The practice of EFT allows a person to discover, and ACCEPT, exactly where he is RIGHT NOW. And not only does he discover and accept, he actually even goes so far as to LOVE HIMSELF in the process of what he sees as his living an imperfect existence.
No experience is a mistake. Nobody deserves to suffer, no matter what. Even if someone has done something ‘terrible’, if you really look at it, and you really allow yourself to see the reality of that person’s situation, you will recognize that that person was already suffering when they committed that crime or did that thing that hurt someone else. Their own self-doubt, self-hatred, or simple lack of acceptance for themselves caused them to be in a state of mind that allowed them to hurt someone else without remorse, or at least without the ability to stop themselves from doing so.

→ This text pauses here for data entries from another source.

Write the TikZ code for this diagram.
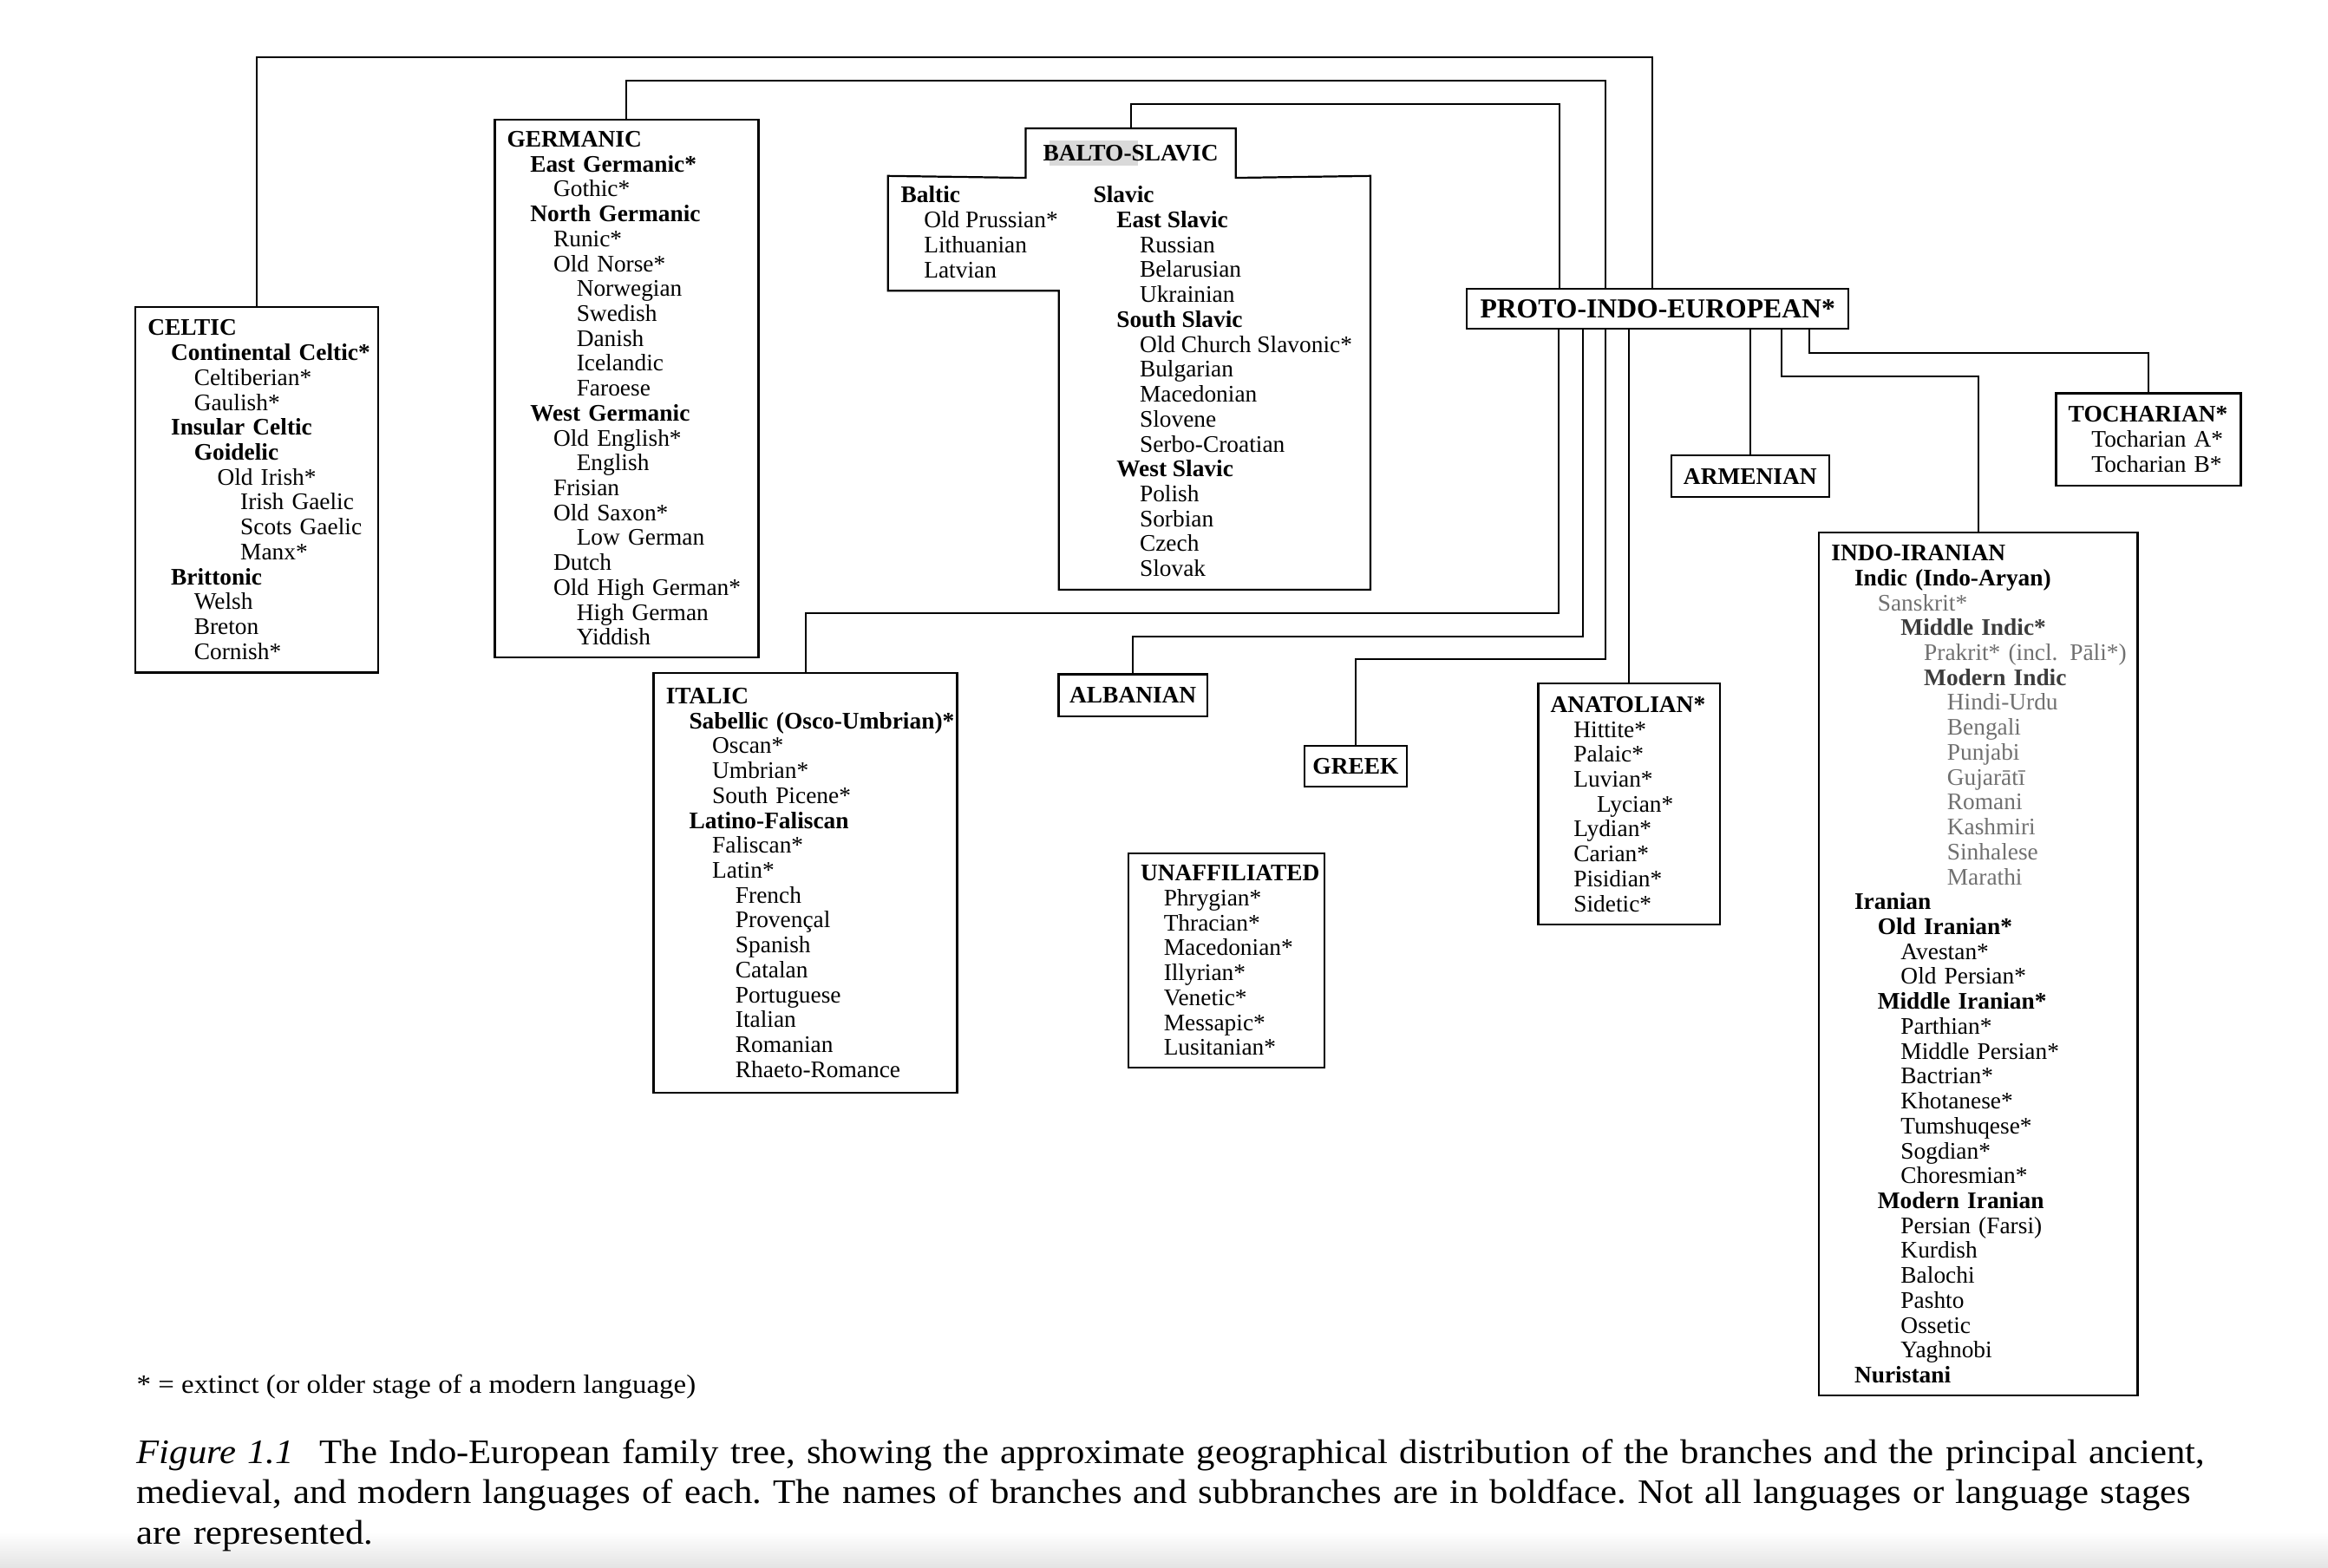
\documentclass[tikz,border=0pt]{standalone}
\usepackage{fontspec}
\setmainfont{Liberation Serif}
\newfontfamily\widefont[FakeStretch=1.08]{Liberation Serif}
\usetikzlibrary{calc}
\definecolor{cfade}{HTML}{707070}
\definecolor{cfadeb}{HTML}{3C3C3C}
\definecolor{chilite}{HTML}{D9D9D9}
\definecolor{cshadow}{HTML}{E4E4E4}
\setlength\parindent{0pt}
\newlength\indstep
\setlength\indstep{15.6pt}
\newcommand\boxfont{\fontsize{16}{16.78}\selectfont}
\newcommand\lng[2]{\mbox{\hspace*{#1\indstep}#2}}
\newcommand\grp[2]{\mbox{\hspace*{#1\indstep}\textbf{#2}}}
\tikzset{
  branch/.style={draw, anchor=north west, inner xsep=8.3pt, inner ysep=0pt, align=left, font=\boxfont},
  head/.style={draw, anchor=north west, inner sep=0pt, align=center, font=\boxfont\bfseries},
  column/.style={anchor=west, inner sep=0pt, align=left, font=\boxfont},
  link/.style={draw, line width=1.2pt},
  note/.style={anchor=base west, inner sep=0pt, font=\widefont\fontsize{17.8}{20}\selectfont},
}

\begin{document}
\begin{tikzpicture}[x=1pt, y=-1pt, line width=1.3pt]
  \useasboundingbox (0,0) rectangle (1568,1056);
  \shade[top color=white, bottom color=cshadow] (0,1032) rectangle (1568,1056);
  % root
  \node[head, font=\fontsize{18.5}{20}\selectfont\bfseries, minimum width=257.1pt, minimum height=27.1pt] (pie) at (987.3,193.8) {PROTO-INDO-EUROPEAN*};
  % branches above the root
  \node[branch, text width=146.9pt, minimum height=246.4pt] (celtic) at (90.6,206.0) {
    \grp{0}{CELTIC}\\ \grp{1}{Continental Celtic*}\\ \lng{2}{Celtiberian*}\\ \lng{2}{Gaulish*}\\
    \grp{1}{Insular Celtic}\\ \grp{2}{Goidelic}\\ \lng{3}{Old Irish*}\\ \lng{4}{Irish Gaelic}\\
    \lng{4}{Scots Gaelic}\\ \lng{4}{Manx*}\\ \grp{1}{Brittonic}\\ \lng{2}{Welsh}\\ \lng{2}{Breton}\\
    \lng{2}{Cornish*}};
  \node[branch, text width=161.0pt, minimum height=362.2pt] (germanic) at (332.6,79.8) {
    \grp{0}{GERMANIC}\\ \grp{1}{East Germanic*}\\ \lng{2}{Gothic*}\\ \grp{1}{North Germanic}\\
    \lng{2}{Runic*}\\ \lng{2}{Old Norse*}\\ \lng{3}{Norwegian}\\ \lng{3}{Swedish}\\ \lng{3}{Danish}\\
    \lng{3}{Icelandic}\\ \lng{3}{Faroese}\\ \grp{1}{West Germanic}\\ \lng{2}{Old English*}\\
    \lng{3}{English}\\ \lng{2}{Frisian}\\ \lng{2}{Old Saxon*}\\ \lng{3}{Low German}\\ \lng{2}{Dutch}\\
    \lng{2}{Old High German*}\\ \lng{3}{High German}\\ \lng{3}{Yiddish}};
  \fill[chilite] (706.6,94.5) rectangle (766.3,111.4);
  \node[anchor=north west, inner sep=0pt, minimum width=140.2pt, minimum height=32pt, font=\boxfont\bfseries] (balto) at (690.8,86.5) {BALTO-SLAVIC};
  \draw (balto.north west) -- (balto.north east) -- (balto.south east) -- (923,118.5) -- (923,397.3)
    -- (713.2,397.3) -- (713.2,195.9) -- (598.1,195.9) -- (598.1,118.5) -- (balto.south west) -- cycle;
  \node[column] (baltic) at (606.1,156.35) {
    \grp{0}{Baltic}\\ \lng{1}{Old Prussian*}\\ \lng{1}{Lithuanian}\\ \lng{1}{Latvian}};
  \node[column] (slavic) at (735.8,256.95) {
    \grp{0}{Slavic}\\ \grp{1}{East Slavic}\\ \lng{2}{Russian}\\ \lng{2}{Belarusian}\\ \lng{2}{Ukrainian}\\
    \grp{1}{South Slavic}\\ \lng{2}{Old Church Slavonic*}\\ \lng{2}{Bulgarian}\\ \lng{2}{Macedonian}\\
    \lng{2}{Slovene}\\ \lng{2}{Serbo-Croatian}\\ \grp{1}{West Slavic}\\ \lng{2}{Polish}\\
    \lng{2}{Sorbian}\\ \lng{2}{Czech}\\ \lng{2}{Slovak}};
  % branches below the root
  \node[branch, text width=187.8pt, minimum height=282.9pt] (italic) at (439.6,452.6) {
    \grp{0}{ITALIC}\\ \grp{1}{Sabellic (Osco-Umbrian)*}\\ \lng{2}{Oscan*}\\ \lng{2}{Umbrian*}\\
    \lng{2}{South Picene*}\\ \grp{1}{Latino-Faliscan}\\ \lng{2}{Faliscan*}\\ \lng{2}{Latin*}\\
    \lng{3}{French}\\ \lng{3}{Provençal}\\ \lng{3}{Spanish}\\ \lng{3}{Catalan}\\ \lng{3}{Portuguese}\\
    \lng{3}{Italian}\\ \lng{3}{Romanian}\\ \lng{3}{Rhaeto-Romance}};
  \node[head, minimum width=100.3pt, minimum height=28.2pt] (albanian) at (712.3,453.6) {ALBANIAN};
  \node[head, minimum width=68.8pt, minimum height=27.8pt] (greek) at (878,501.6) {GREEK};
  \node[branch, text width=115.7pt, minimum height=144.6pt] (unaffiliated) at (759.3,574.0) {
    \grp{0}{UNAFFILIATED}\\ \lng{1}{Phrygian*}\\ \lng{1}{Thracian*}\\ \lng{1}{Macedonian*}\\
    \lng{1}{Illyrian*}\\ \lng{1}{Venetic*}\\ \lng{1}{Messapic*}\\ \lng{1}{Lusitanian*}};
  \node[branch, text width=106.0pt, minimum height=162.3pt] (anatolian) at (1035.4,459.9) {
    \grp{0}{ANATOLIAN*}\\ \lng{1}{Hittite*}\\ \lng{1}{Palaic*}\\ \lng{1}{Luvian*}\\ \lng{2}{Lycian*}\\
    \lng{1}{Lydian*}\\ \lng{1}{Carian*}\\ \lng{1}{Pisidian*}\\ \lng{1}{Sidetic*}};
  \node[head, minimum width=106.1pt, minimum height=28.1pt] (armenian) at (1125.1,306.1) {ARMENIAN};
  \node[branch, text width=107.8pt, minimum height=62pt] (tocharian) at (1384.2,264.3) {
    \grp{0}{TOCHARIAN*}\\ \lng{1}{Tocharian A*}\\ \lng{1}{Tocharian B*}};
  \node[branch, text width=198.0pt, minimum height=581.2pt] (indoiranian) at (1224.5,358.2) {
    \grp{0}{INDO-IRANIAN}\\ \grp{1}{Indic (Indo-Aryan)}\\ \lng{2}{\color{cfade}Sanskrit*}\\
    \grp{3}{\color{cfadeb}Middle Indic*}\\ \lng{4}{\color{cfade}Prakrit* (incl. Pāli*)}\\
    \grp{4}{\color{cfadeb}Modern Indic}\\ \lng{5}{\color{cfade}Hindi-Urdu}\\ \lng{5}{\color{cfade}Bengali}\\
    \lng{5}{\color{cfade}Punjabi}\\ \lng{5}{\color{cfade}Gujarātī}\\ \lng{5}{\color{cfade}Romani}\\
    \lng{5}{\color{cfade}Kashmiri}\\ \lng{5}{\color{cfade}Sinhalese}\\ \lng{5}{\color{cfade}Marathi}\\
    \grp{1}{Iranian}\\ \grp{2}{Old Iranian*}\\ \lng{3}{Avestan*}\\ \lng{3}{Old Persian*}\\
    \grp{2}{Middle Iranian*}\\ \lng{3}{Parthian*}\\ \lng{3}{Middle Persian*}\\ \lng{3}{Bactrian*}\\
    \lng{3}{Khotanese*}\\ \lng{3}{Tumshuqese*}\\ \lng{3}{Sogdian*}\\ \lng{3}{Choresmian*}\\
    \grp{2}{Modern Iranian}\\ \lng{3}{Persian (Farsi)}\\ \lng{3}{Kurdish}\\ \lng{3}{Balochi}\\
    \lng{3}{Pashto}\\ \lng{3}{Ossetic}\\ \lng{3}{Yaghnobi}\\ \grp{1}{Nuristani}};
  % connectors over the top
  \draw[link] (celtic.north) |- (1112.9,38.4) -- (pie.north -| 1112.9,0);
  \draw[link] (germanic.north) |- (1081.4,54.1) -- (pie.north -| 1081.4,0);
  \draw[link] (balto.north) |- (1050.4,70.1) -- (pie.north -| 1050.4,0);
  % connectors underneath
  \draw[link] (pie.south -| 1049.9,0) -- (1049.9,413.1) -| (italic.north);
  \draw[link] (pie.south -| 1066.2,0) -- (1066.2,428.9) -| (albanian.north);
  \draw[link] (pie.south -| 1081.4,0) -- (1081.4,444.2) -| (greek.north);
  \draw[link] (pie.south -| anatolian.north) -- (anatolian.north);
  \draw[link] (pie.south -| armenian.north) -- (armenian.north);
  \draw[link] (pie.south -| 1199.7,0) -- (1199.7,253.6) -| (indoiranian.north);
  \draw[link] (pie.south -| 1218.6,0) -- (1218.6,238.0) -| (tocharian.north);
  % key and caption
  \node[note] (extinct) at (91.5,938.6) {* = extinct (or older stage of a modern language)};
  \node[anchor=north west, inner sep=0pt, text width=1470pt, align=left, font=\widefont\fontsize{23.1}{27.3}\selectfont\frenchspacing] (caption) at (91.5,968.7) {
    \textit{Figure 1.1}\hspace{0.75em}The Indo-European family tree, showing the approximate geographical distribution of the branches and the principal ancient,\\
    medieval, and modern languages of each. The names of branches and subbranches are in boldface. Not all languages or language stages\\
    are represented.};
\end{tikzpicture}
\end{document}
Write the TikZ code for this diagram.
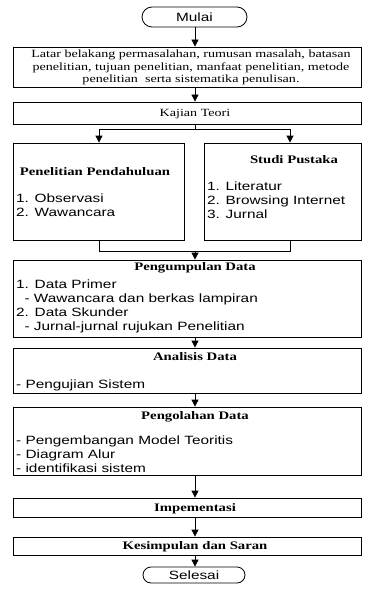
\documentclass[tikz,border=0pt]{standalone}
\usepackage{graphicx}
\usepackage{fontspec}
\setmainfont{Liberation Serif}
\setsansfont{Liberation Sans}
\usetikzlibrary{arrows.meta,shapes.misc}

% horizontally widened text, as set in the flowchart
\newcommand{\wide}[1]{\scalebox{1.28}[1]{#1}}
\newcommand{\serif}{\rmfamily\fontsize{11}{12.5}\selectfont}
\newcommand{\sans}{\sffamily\fontsize{12}{14.2}\selectfont}

\tikzset{
  box/.style={draw, rectangle, line width=0.8pt, inner sep=0pt},
  term/.style={draw, rounded rectangle, line width=0.8pt, inner sep=0pt},
  line/.style={line width=0.8pt},
  arr/.style={line width=0.8pt, -{Triangle[width=7pt,length=7pt]}},
  title/.style={anchor=base, inner sep=0pt, font=\rmfamily\fontsize{11.5}{13}\selectfont\bfseries},
  items/.style={anchor=north west, inner sep=0pt, font=\sans},
}

\begin{document}
\begin{tikzpicture}[x=1pt,y=-1pt]
\useasboundingbox (0,0) rectangle (365,591);

% boxes
\node[term, minimum width=105pt, minimum height=20pt] (start) at (194.5,17) {};
\node[font=\sans, inner sep=0pt] (starttxt) at (194.5,17) {\wide{Mulai}};

\node[box, minimum width=348pt, minimum height=40pt] (latar) at (187,67) {};
\node[font=\serif, inner sep=0pt] (latartxt) at (191,68) {\wide{\begin{tabular}{@{}c@{}}
Latar belakang permasalahan, rumusan masalah, batasan\\
penelitian, tujuan penelitian, manfaat penelitian, metode\\
penelitian\ \ serta sistematika penulisan.
\end{tabular}}};

\node[box, minimum width=348pt, minimum height=22pt] (kajian) at (187,113) {};
\node[title, font=\serif] (kajiantxt) at (195,116.7) {\wide{Kajian Teori}};

\node[box, minimum width=171pt, minimum height=97pt] (pend) at (98.5,191.5) {};
\node[title] (pendtxt) at (95,175.7) {\wide{Penelitian Pendahuluan}};
\node[items] (penditems) at (16,192.4) {\wide{\begin{tabular}{@{}l@{}}
1. Observasi\\
2. Wawancara
\end{tabular}}};

\node[box, minimum width=157pt, minimum height=97pt] (pustaka) at (282.5,191.5) {};
\node[title] (pustakatxt) at (294,163.7) {\wide{Studi Pustaka}};
\node[items] (pustakaitems) at (207,180.4) {\wide{\begin{tabular}{@{}l@{}}
1. Literatur\\
2. Browsing Internet\\
3. Jurnal
\end{tabular}}};

\node[box, minimum width=348pt, minimum height=77pt] (kumpul) at (187,298.5) {};
\node[title] (kumpultxt) at (195,270.7) {\wide{Pengumpulan Data}};
\node[items] (kumpulitems) at (16,278) {\wide{\begin{tabular}{@{}l@{}}
1. Data Primer\\
\hspace{6.5pt}- Wawancara dan berkas lampiran\\
2. Data Skunder\\
\hspace{6.5pt}- Jurnal-jurnal rujukan Penelitian
\end{tabular}}};

\node[box, minimum width=348pt, minimum height=45pt] (analisis) at (187,370.5) {};
\node[title] (analisistxt) at (195,360.7) {\wide{Analisis Data}};
\node[items] (analisisitems) at (16,378.4) {\wide{\begin{tabular}{@{}l@{}}
- Pengujian Sistem
\end{tabular}}};

\node[box, minimum width=348pt, minimum height=68pt] (olah) at (187,441) {};
\node[title] (olahtxt) at (195,419.7) {\wide{Pengolahan Data}};
\node[items] (olahitems) at (16,434.4) {\wide{\begin{tabular}{@{}l@{}}
- Pengembangan Model Teoritis\\
- Diagram Alur\\
- identifikasi sistem
\end{tabular}}};

\node[box, minimum width=348pt, minimum height=19pt] (impl) at (187,507.5) {};
\node[title] (impltxt) at (195,511.2) {\wide{Impementasi}};

\node[box, minimum width=348pt, minimum height=18pt] (simpul) at (187,546) {};
\node[title] (simpultxt) at (195,549.7) {\wide{Kesimpulan dan Saran}};

\node[term, minimum width=102pt, minimum height=16pt] (stop) at (194,575) {};
\node[font=\sans, inner sep=0pt] (stoptxt) at (194,575) {\wide{Selesai}};

% connectors
\coordinate (spine) at (195,0);
\coordinate (la) at (99,129);
\coordinate (ra) at (290,129);
\coordinate (lm) at (99,251);
\coordinate (rm) at (290,251);

\draw[arr] (spine |- start.south) -- (spine |- latar.north);
\draw[arr] (spine |- latar.south) -- (spine |- kajian.north);
\draw[line] (spine |- kajian.south) -- (spine |- la);
\draw[line] (la) -- (ra);
\draw[arr] (la) -- (la |- pend.north);
\draw[arr] (ra) -- (ra |- pustaka.north);
\draw[line] (la |- pend.south) -- (lm) -- (rm) -- (ra |- pustaka.south);
\draw[arr] (spine |- lm) -- (spine |- kumpul.north);
\draw[arr] (spine |- kumpul.south) -- (spine |- analisis.north);
\draw[arr] (spine |- analisis.south) -- (spine |- olah.north);
\draw[arr] (spine |- olah.south) -- (spine |- impl.north);
\draw[arr] (spine |- impl.south) -- (spine |- simpul.north);
\draw[arr] (spine |- simpul.south) -- (spine |- stop.north);
\end{tikzpicture}
\end{document}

I pose the idea that it is only when we are not forgiving ourselves, do we not forgive others. And that, when we don’t forgive others then we remain disconnected from them. But the disconnection starts with ourselves. And until we allow ourselves to forgive ourselves for our pasts, and forgive ourselves for having judgments against ourselves in the present, there will always be something in the way of us experiencing the kind of bliss that’s actually available to us.
Let’s finally give ourselves a break and move on and into the kind of lifestyle where we worry about nothing, feel badly about nothing in the past, and experience the present with a kind of healthy openness that it, and WE, deserve!